Introduction to Google Ads
Imagine you could advertise your business in a newspaper and that you only actually paid a small fee for that advert if someone actually read it. In essence, that is the concept of Pay-per-click.
Pay-per-click means that someone advertising will pay every time a visitor clicks on their advert and is then taken to the advertiser’s website.
You can use Ads to bring targeted traffic to your web site by creating ads and choosing keywords related to your business.
Advertisers do not pay to create their adverts (ads) with Ads, it is totally free and as many ads can be created as required.
Google Ads will then place your ads on Google when people search for your specified keywords. AdWords is a pay-per-click system so the only time you pay is when Ads brings targeted users to your web site. If your ad is displayed 10 times or 10.000 times…. you don’t pay anything. You only pay if someone clicks on your ad.
This is a very effective form of online marketing indeed. Millions of businesses around the world use Ads.
So how do we actually use Google Ads?
Let us suppose you run a business that sells ‘bananas’.
You have a wonderful website that has all the info a banana fan could ever wish for. You don’t get many visits to your website, perhaps because it is not a very search engine friendly website – or perhaps you just have a lot of competitors selling bananas as well.
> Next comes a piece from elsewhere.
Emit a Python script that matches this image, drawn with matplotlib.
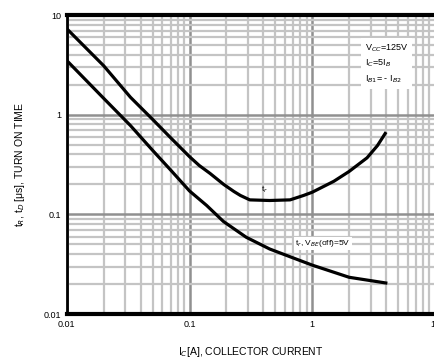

So you decide to try Google Ads. The first thing you need to do is create an AdWords campaign. This is very much like creating an advertising campaign with a brochure or a flyer. Only in this case – your campaign will be online. You create your campaigns within the Ads website and Google will assist you with each and every step.
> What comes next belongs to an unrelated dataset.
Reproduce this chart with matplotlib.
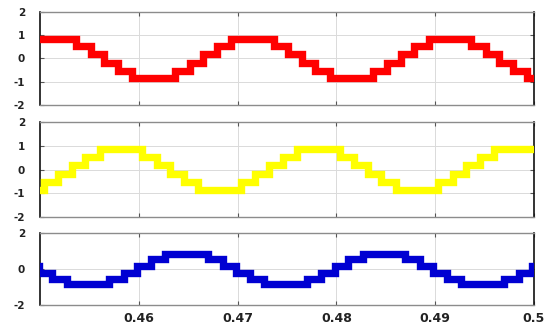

Here is a dummy campaign example for your bananas.
You can create as many of these campaigns as you wish. If for example, you create three differently worded campaigns – Google will rotate them for you and after a few days you will be able to log in to your account and see which campaign performed best. Deleting campaigns or creating new ones is fast and easy.
Once you have created your AdWords campaign you can specify how much money you are willing to spend on advertising. This is what we call the ‘budget’ and for the sake of our bananas let us suppose we are willing to spend €5 per day.
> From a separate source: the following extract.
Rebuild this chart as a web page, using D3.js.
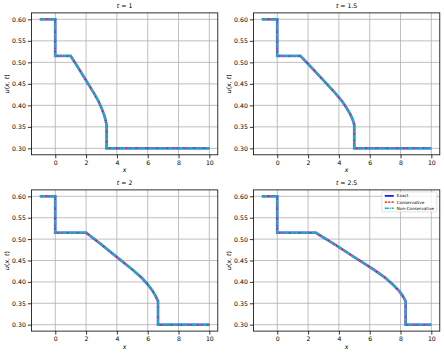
<!DOCTYPE html>
<html>
<head>
<meta charset="utf-8">
<script src="https://cdn.jsdelivr.net/npm/d3@7"></script>
<style>
  body { margin: 0; background: #fff; }
  svg { font-family: "DejaVu Sans", sans-serif; }
</style>
</head>
<body>
<div class="chart"></div>
<script>
// u profile along each panel (same shape, stretched in x with time)
const uValues = [0.60, 0.60, 0.515, 0.515, 0.487, 0.458, 0.429, 0.410, 0.394, 0.380, 0.368, 0.355, 0.30, 0.30];

// x positions for each time
const xT1  = [-1, 0, 0, 1.0, 1.5, 2.0, 2.5, 2.8, 3.0, 3.15, 3.25, 3.33, 3.33, 10];
const xT15 = [-1, 0, 0, 1.5, 2.25, 3.0, 3.75, 4.2, 4.5, 4.73, 4.88, 5.0, 5.0, 10];
const xT2  = [-1, 0, 0, 2.0, 3.0, 4.0, 5.0, 5.6, 6.0, 6.3, 6.5, 6.67, 6.67, 10];
const xT25 = [-1, 0, 0, 2.5, 3.75, 5.0, 6.25, 7.0, 7.5, 7.88, 8.13, 8.33, 8.33, 10];

const panelTitles = ['1', '1.5', '2', '2.5'];
const panelX = [xT1, xT15, xT2, xT25];

const xTicks = [0, 2, 4, 6, 8, 10];
const yTicks = [0.30, 0.35, 0.40, 0.45, 0.50, 0.55, 0.60];

const seriesNames = ['Exact', 'Conservative', 'Non-Conservative'];

const width = 444, height = 355;

const svg = d3.select('.chart')
  .append('svg')
  .attr('width', width)
  .attr('height', height);

// axes boxes [left, top, right, bottom]
const boxes = [
  [31.4, 12.9, 217.8, 154.8],
  [253.4, 12.9, 439.8, 154.8],
  [31.4, 189.9, 217.8, 331.1],
  [253.4, 189.9, 439.8, 331.1]
];

const styles = [
  { color: '#0000ff', w: 2.8, dash: null, op: 0.55 },
  { color: '#ff0000', w: 1.5, dash: '3,2.2', op: 1 },
  { color: '#00bfbf', w: 1.8, dash: '6,1.2,1.2,1.2', op: 0.95 }
];

boxes.forEach((b, i) => {
  const [l, t, r, bt] = b;
  const g = svg.append('g');

  const x = d3.scaleLinear().domain([-1.55, 10.55]).range([l, r]);
  const y = d3.scaleLinear().domain([0.285, 0.615]).range([bt, t]);

  // grid
  g.append('g').selectAll('line').data(xTicks).join('line')
    .attr('x1', d => x(d)).attr('x2', d => x(d))
    .attr('y1', t).attr('y2', bt)
    .attr('stroke', '#b0b0b0').attr('stroke-width', 0.8);
  g.append('g').selectAll('line').data(yTicks).join('line')
    .attr('x1', l).attr('x2', r)
    .attr('y1', d => y(d)).attr('y2', d => y(d))
    .attr('stroke', '#b0b0b0').attr('stroke-width', 0.8);

  // lines
  const clipId = 'clip' + i;
  svg.append('clipPath').attr('id', clipId)
    .append('rect').attr('x', l).attr('y', t).attr('width', r - l).attr('height', bt - t);

  const pts = panelX[i].map((xv, k) => [xv, uValues[k]]);
  const line = d3.line().x(d => x(d[0])).y(d => y(d[1]));

  styles.forEach(s => {
    g.append('path')
      .attr('clip-path', `url(#${clipId})`)
      .attr('d', line(pts))
      .attr('fill', 'none')
      .attr('stroke', s.color)
      .attr('stroke-width', s.w)
      .attr('stroke-opacity', s.op)
      .attr('stroke-dasharray', s.dash);
  });

  // axes
  g.append('g')
    .attr('transform', `translate(0,${bt})`)
    .call(d3.axisBottom(x).tickValues(xTicks).tickSize(3.5).tickPadding(2).tickFormat(d3.format('d')))
    .call(a => a.select('.domain').remove())
    .call(a => a.selectAll('text').attr('font-size', 6.2).attr('font-family', 'DejaVu Sans').attr('fill', '#000'))
    .call(a => a.selectAll('line').attr('stroke-width', 0.8));
  g.append('g')
    .attr('transform', `translate(${l},0)`)
    .call(d3.axisLeft(y).tickValues(yTicks).tickSize(3.5).tickPadding(2).tickFormat(d3.format('.2f')))
    .call(a => a.select('.domain').remove())
    .call(a => a.selectAll('text').attr('font-size', 6.2).attr('font-family', 'DejaVu Sans').attr('fill', '#000'))
    .call(a => a.selectAll('line').attr('stroke-width', 0.8));

  // frame
  g.append('rect')
    .attr('x', l).attr('y', t).attr('width', r - l).attr('height', bt - t)
    .attr('fill', 'none').attr('stroke', '#000').attr('stroke-width', 0.8);

  // title
  const title = g.append('text')
    .attr('x', (l + r) / 2).attr('y', t - 4.5)
    .attr('text-anchor', 'middle').attr('font-size', 6.2);
  title.append('tspan').attr('font-style', 'italic').text('t');
  title.append('tspan').text(' = ' + panelTitles[i]);

  // x label
  g.append('text')
    .attr('x', (l + r) / 2).attr('y', bt + 17.5)
    .attr('text-anchor', 'middle').attr('font-size', 6.2)
    .attr('font-style', 'italic').text('x');

  // y label
  const yl = g.append('text')
    .attr('transform', `translate(${l - 22.5},${(t + bt) / 2}) rotate(-90)`)
    .attr('text-anchor', 'middle').attr('font-size', 6.2);
  yl.append('tspan').attr('font-style', 'italic').text('u');
  yl.append('tspan').text('(');
  yl.append('tspan').attr('font-style', 'italic').text('x');
  yl.append('tspan').text(', ');
  yl.append('tspan').attr('font-style', 'italic').text('t');
  yl.append('tspan').text(')');

  // legend on the last panel
  if (i === 3) {
    const lg = g.append('g').attr('transform', `translate(${r - 58},${t + 2})`);
    lg.append('rect')
      .attr('width', 55).attr('height', 20).attr('rx', 1.5)
      .attr('fill', '#fff').attr('fill-opacity', 0.8)
      .attr('stroke', '#ccc').attr('stroke-width', 0.6);
    seriesNames.forEach((name, k) => {
      const yy = 4 + k * 6.2;
      lg.append('line')
        .attr('x1', 3).attr('x2', 12).attr('y1', yy).attr('y2', yy)
        .attr('stroke', styles[k].color)
        .attr('stroke-width', k === 0 ? 1.6 : 1.4)
        .attr('stroke-dasharray', k === 1 ? '2.2,1.2' : (k === 2 ? '4,1,1,1' : null));
      lg.append('text')
        .attr('x', 15).attr('y', yy + 1.5)
        .attr('font-size', 4.2).text(name);
    });
  }
});
</script>
</body>
</html>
Once we have set our budget, Google will display our ads for as long as we have not exhausted that €5. If we spend our full budget on a particular day, Google will suspend our campaign until the following day. This way we can always be sure that we are not overspending and don’t need to worry about turning our AdWords campaign off at any time.
So lets us assume we are willing to pay 25 cents each time someone clicks on our AdWords campaign and visits our site. That would mean our ads can be clicked on 20 times in one day before our budget limit is reached. 25 cents is actually what we are willing to pay-per-click. This payment is called a ‘bid’. Starting to make sense now?
But there is more!! Not only do we set a daily budget – we also choose how much money we are willing to spend each time someone clicks on our ad for specific keywords. It is these keywords that are responsible for our ads being shown in the first place.
So how do we actually use Google Ads?
When we setup an Ads campaign we don’t actually specify the bid for a campaign – we choose keywords and it is these individual keywords that we bid on. Follow our example…
Before we publish our campaign for the world to see – we choose keywords related to our bananas that we think people will search for when looking for our product.
So let’s choose the following keywords:
Now we can set our bids for the individual keywords. Perhaps we are willing to pay 20 cents for the word ‘banana’ – as it is such a global term and not confined to a specific location. Perhaps we choose to pay 35 cents for the keyword ‘portugal bananas’ – because this phrase is much more relative to your business.
But there is a little more you need to know. The amount we pay per click – determines the position at which our ads are displayed in a Google search page.
Imagine you have a competing company down the street and they are also running an AdWords campaign to sell their bananas. If they are willing to pay 30 cents per click and you are paying 25 cents for a specific keyword – their ad would be at the top of the AdWords list and yours would appear below it. To display your ad above theirs – you would have to increase your bid to more than 30 cents.
You can at any time change your payment settings and increase or decrease the amount you are willing to pay per click – as well as your daily budget.
Google AdWords is very comprehensive and very helpful when you set up your campaigns. Google will show you what the maximum bids are and also simulate the position your ads will appear at as well as how many clicks you can expect.
So we have now completed our campaign setup. If we pay money into our AdWords account and activate our campaign – each time someone searches in Google using one of the keywords we have specified, our ad will appear. And it will continue to appear as long as we have not reached our budget limit.
If someone clicks on our ads we pay the amount of money we bid for the specific keyword used in the search. Simple, quite straightforward and very effective.
This has been a very basic introduction. Google AdWords can do so much more. You can choose where in the world you want your ads to appear in and you can create campaigns in different languages. You can specify where your ads will not appear. Google also has some very intuitive tools to help you create you campaigns.
Probably one of the most helpful is the ‘Keyword Tool’, which will show you the most popular keywords used for your products or services and how often they were used in the last month.
So what is Google AdSense?
If you have a website and would like to earn some money from advertising on your site – you can use AdSense to display AdWords campaigns on your site. Each and every time someone clicks on an ad within your website, you get paid paid a percentage of the revenue.